Documents either match or don’t.
Good for expert users with precise understanding of their needs and the collection.
Also good for applications: Applications can easily consume 1000s of results.
Not good for the majority of users.
Most users incapable of writing Boolean queries (or they are, but they think it’s too much work).
Most users don’t want to wade through 1000s of results.
This is particularly true of web search.
Problem with Boolean search:
feast or famine
Boolean queries often result in either too few (=0) or too many (1000s) results.
Query 1: “standard user dlink 650” → 200,000 hits
Query 2: “standard user dlink 650 no card found”: 0 hits
It takes a lot of skill to come up with a query that produces a manageable number of hits.

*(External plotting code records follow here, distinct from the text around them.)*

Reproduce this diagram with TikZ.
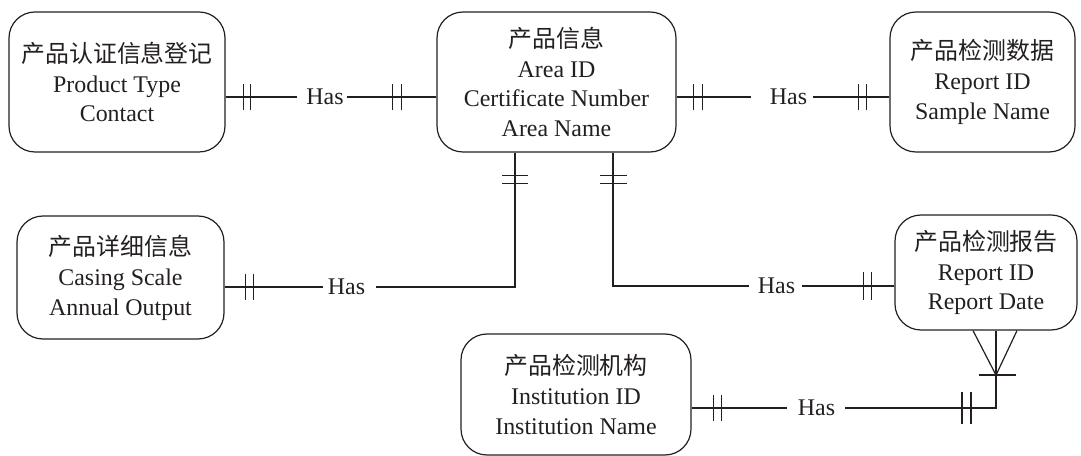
\documentclass[tikz,border=0pt]{standalone}
\usepackage{fontspec}
\setmainfont{Liberation Serif}
\newfontfamily\cjk{Noto Sans CJK SC}
\usetikzlibrary{calc}
\definecolor{ink}{HTML}{231F20}
\begin{document}
\begin{tikzpicture}[x=1bp,y=-1bp,
  ent/.style={draw=ink, rounded corners=26bp, line width=1.2bp, align=center,
    font=\fontsize{24}{30}\selectfont, text=ink, inner sep=0pt},
  has/.style={inner sep=0pt, font=\fontsize{24}{30}\selectfont, text=ink},
  conn/.style={draw=ink, line width=1.2bp}]
\useasboundingbox (0,0) rectangle (1081,456);

\node[ent, minimum width=216bp, minimum height=140bp] (b1) at (117,82)
  {{\cjk 产品认证信息登记}\\Product Type\\Contact};
\node[ent, minimum width=239bp, minimum height=140bp] (b2) at (556.5,82)
  {{\cjk 产品信息}\\Area ID\\Certificate Number\\Area Name};
\node[ent, minimum width=185bp, minimum height=140bp] (b3) at (982.5,82)
  {{\cjk 产品检测数据}\\Report ID\\Sample Name};
\node[ent, minimum width=207bp, minimum height=123bp] (b4) at (120.5,277.5)
  {{\cjk 产品详细信息}\\Casing Scale\\Annual Output};
\node[ent, minimum width=182bp, minimum height=115bp] (b5) at (986,272.5)
  {{\cjk 产品检测报告}\\Report ID\\Report Date};
\node[ent, minimum width=230bp, minimum height=121bp] (b6) at (576,394.5)
  {{\cjk 产品检测机构}\\Institution ID\\Institution Name};

\node[has] (h1) at (325,97) {Has};
\node[has] (h2) at (788.5,97) {Has};
\node[has] (h3) at (346.5,287) {Has};
\node[has] (h4) at (776.5,286) {Has};
\node[has] (h5) at (816.5,408) {Has};
\coordinate (b5s) at ($(b5.south)+(10,0)$);
\coordinate (c5) at (b5s |- h5);

% b1 - b2
\draw[conn] (b1.east|-h1) -- ([xshift=-9bp]h1.west);
\draw[conn] ([xshift=3bp]h1.east) -- (b2.west|-h1);
\draw[conn] ($(b1.east|-h1)+(18,-13)$) -- +(0,26);
\draw[conn] ($(b1.east|-h1)+(25,-13)$) -- +(0,26);
\draw[conn] ($(b2.west|-h1)+(-44,-13)$) -- +(0,26);
\draw[conn] ($(b2.west|-h1)+(-35,-13)$) -- +(0,26);

% b2 - b3
\draw[conn] (b2.east|-h2) -- ([xshift=-19bp]h2.west);
\draw[conn] ([xshift=6bp]h2.east) -- (b3.west|-h2);
\draw[conn] ($(b2.east|-h2)+(17,-13)$) -- +(0,26);
\draw[conn] ($(b2.east|-h2)+(26,-13)$) -- +(0,26);
\draw[conn] ($(b3.west|-h2)+(-31,-13)$) -- +(0,26);
\draw[conn] ($(b3.west|-h2)+(-23,-13)$) -- +(0,26);

% b2 - b4
\draw[conn] ([xshift=-41.5bp]b2.south) |- ([xshift=11bp]h3.east);
\draw[conn] ($(b2.south)+(-54.5,23)$) -- +(26,0);
\draw[conn] ($(b2.south)+(-54.5,31)$) -- +(26,0);
\draw[conn] (b4.east|-h3) -- ([xshift=-5bp]h3.west);
\draw[conn] ($(b4.east|-h3)+(21,-13)$) -- +(0,26);
\draw[conn] ($(b4.east|-h3)+(29,-13)$) -- +(0,26);

% b2 - b5
\draw[conn] ([xshift=56.5bp]b2.south) |- ([xshift=-9bp]h4.west);
\draw[conn] ($(b2.south)+(43.5,23)$) -- +(27,0);
\draw[conn] ($(b2.south)+(43.5,31)$) -- +(27,0);
\draw[conn] ([xshift=7bp]h4.east) -- (b5.west|-h4);
\draw[conn] ($(b5.west|-h4)+(-31,-14)$) -- +(0,28);
\draw[conn] ($(b5.west|-h4)+(-23,-14)$) -- +(0,28);

% b6 - b5
\draw[conn] (b6.east|-h5) -- ([xshift=-11bp]h5.west);
\draw[conn] ($(b6.east|-h5)+(22,-13)$) -- +(0,26);
\draw[conn] ($(b6.east|-h5)+(30,-13)$) -- +(0,26);
\draw[conn] ([xshift=10bp]h5.east) -- (c5) -- (b5s);
\draw[conn] ($(c5)+(-34,-16)$) -- +(0,32);
\draw[conn] ($(c5)+(-25,-16)$) -- +(0,32);
\draw[conn] ($(b5.south)+(-13,0)$) -- ($(b5.south)+(10,44.5)$) -- ($(b5.south)+(31,0)$);
\draw[conn] ($(b5.south)+(-7,44.5)$) -- +(37,0);
\end{tikzpicture}
\end{document}
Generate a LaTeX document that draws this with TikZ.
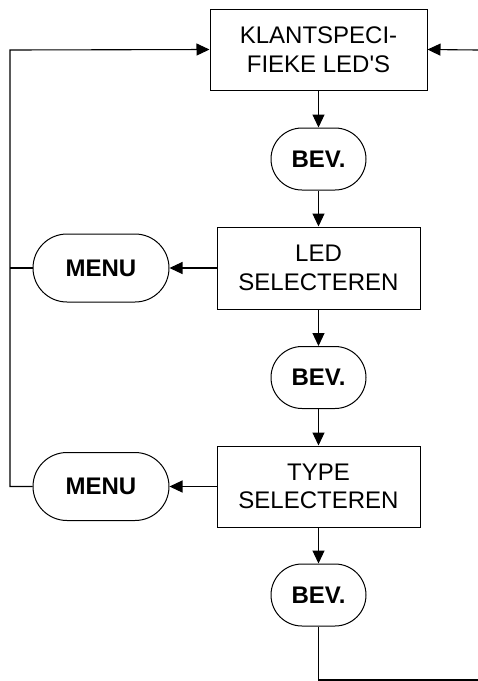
\documentclass[tikz,border=0pt]{standalone}
\usepackage{fontspec}
\setmainfont{Liberation Sans}
\newfontfamily\rechtfont{Liberation Sans}
\usetikzlibrary{arrows.meta}

\tikzset{
  stapbox/.style={draw, line width=1pt, inner sep=0pt, align=center,
    font=\fontsize{24}{28.5}\selectfont},
  bevbox/.style={draw, line width=1pt, inner sep=0pt, rounded corners=31pt,
    minimum width=95, minimum height=62, font=\fontsize{24}{28.5}\selectfont\bfseries},
  menubox/.style={draw, line width=1pt, inner sep=0pt, rounded corners=34pt,
    minimum width=136, minimum height=68, font=\fontsize{24}{28.5}\selectfont\bfseries},
  flow/.style={line width=1.1pt, -{Triangle[length=13pt,width=12pt]}},
  lijn/.style={line width=1.1pt}
}

\begin{document}
\begin{tikzpicture}[x=1pt, y=-1pt]
\useasboundingbox (0,0) rectangle (478,681);
\node[stapbox, minimum width=217, minimum height=81] (klant) at (318.5,49.5) {KLANTSPECI-\\FIEKE LED{\rechtfont'}S};
\node[bevbox] (bev1) at (318.5,159) {BEV.};
\node[stapbox, minimum width=203, minimum height=82] (led) at (318.5,268) {LED\\SELECTEREN};
\node[menubox] (menu1) at (101,268) {MENU};
\node[bevbox] (bev2) at (318.5,377.5) {BEV.};
\node[stapbox, minimum width=203, minimum height=81] (type) at (318.5,486.5) {TYPE\\SELECTEREN};
\node[menubox] (menu2) at (101,486.5) {MENU};
\node[bevbox] (bev3) at (318.5,595) {BEV.};
\coordinate (lt) at (10,50);
\coordinate (rt) at (478,50);
\coordinate (rb) at (478,680);
% hoofdlijn
\draw[flow] (klant) -- (bev1);
\draw[flow] (bev1) -- (led);
\draw[flow] (led) -- (bev2);
\draw[flow] (bev2) -- (type);
\draw[flow] (type) -- (bev3);
% menu terug
\draw[flow] (led) -- (menu1);
\draw[flow] (type) -- (menu2);
\draw[flow] (menu2.west) -| (lt) -- (klant.west);
\draw[lijn] (menu1.west) -- (menu1.west -| lt);
% van rechts
\draw[flow] (rt) -- (klant.east);
\draw[lijn] (bev3.south) |- (rb);
\end{tikzpicture}
\end{document}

AND gives too few; OR gives too many
Ranked retrieval models
Rather than a set of documents satisfying a query expression, in ranked retrieval, the system returns an ordering over the (top) documents in the collection for a query
Free text queries: Rather than a query language of operators and expressions, the user’s query is just one or more words in a human language
In principle, there are two separate choices here, but in practice, ranked retrieval has normally been associated with free text queries and vice versa
Feast or famine: not a problem in ranked retrieval
When a system produces a ranked result set, large result sets are not an issue
Indeed, the size of the result set is not an issue
We just show the top k ( ≈ 10) results
We don’t overwhelm the user
Premise: the ranking algorithm works
Scoring as the basis of ranked retrieval
We wish to return in order the documents most likely to be useful to the searcher
How can we rank-order the documents in the collection with respect to a query?
Assign a score – say in [0, 1] – to each document
This score measures how well document and query “match”.